EXERCISE BRIEF> Look through the data for the string "this". Copy every line where it is found.

** start RECORDS TO PROCESS **

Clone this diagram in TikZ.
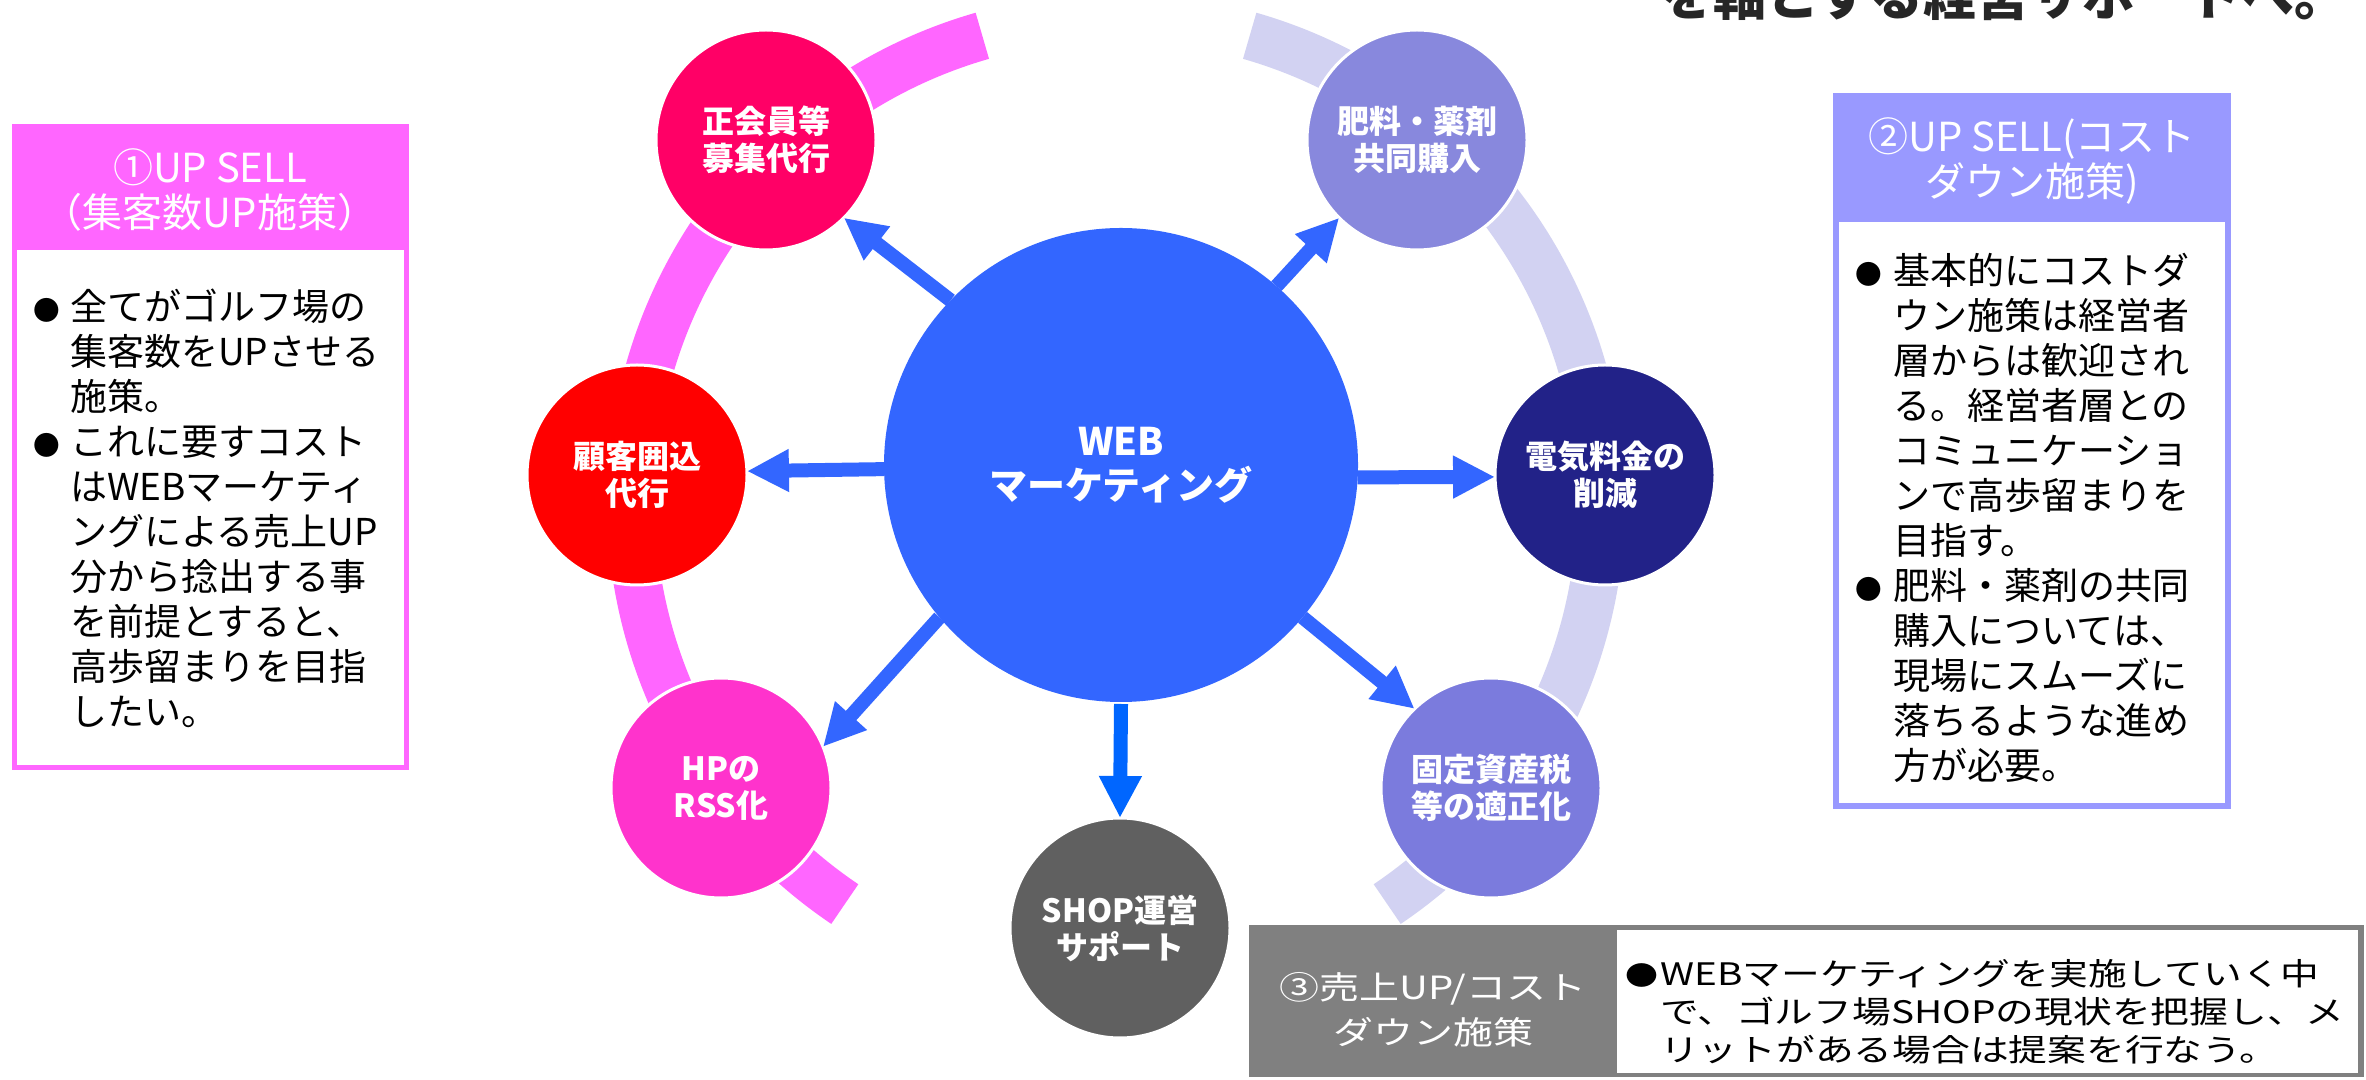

** end RECORDS TO PROCESS **
** start RECORDS TO PROCESS **

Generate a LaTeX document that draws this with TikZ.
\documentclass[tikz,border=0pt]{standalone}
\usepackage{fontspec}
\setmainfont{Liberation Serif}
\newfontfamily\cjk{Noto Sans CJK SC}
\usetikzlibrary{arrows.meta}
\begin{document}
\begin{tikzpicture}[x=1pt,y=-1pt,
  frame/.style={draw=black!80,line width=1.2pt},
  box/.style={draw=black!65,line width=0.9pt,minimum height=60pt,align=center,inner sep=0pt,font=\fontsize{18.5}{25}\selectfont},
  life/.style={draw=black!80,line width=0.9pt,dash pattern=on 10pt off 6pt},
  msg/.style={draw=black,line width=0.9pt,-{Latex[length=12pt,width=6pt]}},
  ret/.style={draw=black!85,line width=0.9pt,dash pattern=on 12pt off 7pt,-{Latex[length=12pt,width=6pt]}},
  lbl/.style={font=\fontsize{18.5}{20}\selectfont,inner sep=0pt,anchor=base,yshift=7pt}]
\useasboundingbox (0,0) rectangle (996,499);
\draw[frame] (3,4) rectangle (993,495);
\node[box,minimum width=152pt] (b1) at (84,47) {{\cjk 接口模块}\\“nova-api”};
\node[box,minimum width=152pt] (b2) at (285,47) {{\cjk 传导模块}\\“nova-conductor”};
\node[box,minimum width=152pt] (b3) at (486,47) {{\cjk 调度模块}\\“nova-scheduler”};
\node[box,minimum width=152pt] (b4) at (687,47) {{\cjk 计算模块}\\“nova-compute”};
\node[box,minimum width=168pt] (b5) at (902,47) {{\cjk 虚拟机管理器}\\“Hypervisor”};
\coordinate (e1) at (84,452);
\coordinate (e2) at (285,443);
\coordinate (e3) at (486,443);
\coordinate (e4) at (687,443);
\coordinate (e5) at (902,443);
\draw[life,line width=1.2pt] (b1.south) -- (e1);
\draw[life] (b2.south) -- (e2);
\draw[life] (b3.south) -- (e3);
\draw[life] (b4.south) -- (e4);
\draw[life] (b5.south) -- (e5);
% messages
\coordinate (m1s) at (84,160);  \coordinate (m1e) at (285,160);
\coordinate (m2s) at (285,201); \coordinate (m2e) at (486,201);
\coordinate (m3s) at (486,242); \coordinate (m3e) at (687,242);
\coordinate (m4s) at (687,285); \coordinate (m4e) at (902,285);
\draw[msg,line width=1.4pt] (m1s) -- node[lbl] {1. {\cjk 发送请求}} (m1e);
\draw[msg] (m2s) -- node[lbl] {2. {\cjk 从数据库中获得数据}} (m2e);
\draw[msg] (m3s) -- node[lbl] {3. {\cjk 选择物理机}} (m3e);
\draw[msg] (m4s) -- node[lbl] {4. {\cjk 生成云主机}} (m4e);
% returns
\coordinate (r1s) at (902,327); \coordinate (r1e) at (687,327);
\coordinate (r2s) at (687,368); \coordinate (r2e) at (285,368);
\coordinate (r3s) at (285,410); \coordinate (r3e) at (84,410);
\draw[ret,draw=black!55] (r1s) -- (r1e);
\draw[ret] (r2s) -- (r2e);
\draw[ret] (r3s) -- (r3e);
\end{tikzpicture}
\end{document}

** end RECORDS TO PROCESS **
** start RECORDS TO PROCESS **

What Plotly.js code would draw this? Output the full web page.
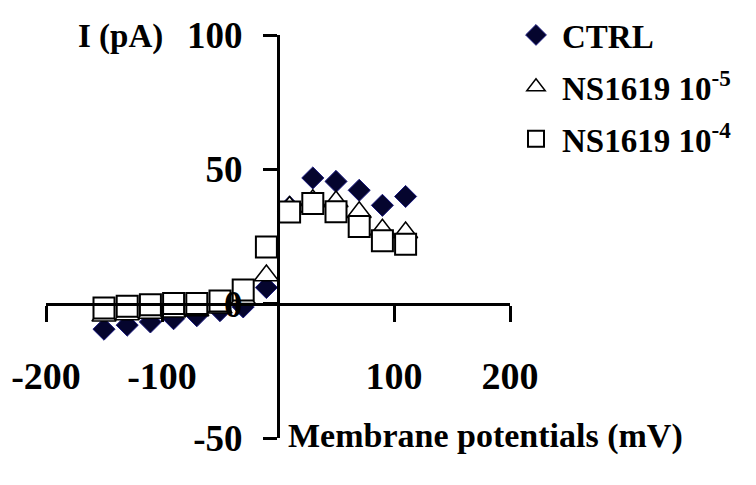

** end RECORDS TO PROCESS **

FINAL ANSWER>
Clone this diagram in TikZ.
Generate a LaTeX document that draws this with TikZ.
What Plotly.js code would draw this? Output the full web page.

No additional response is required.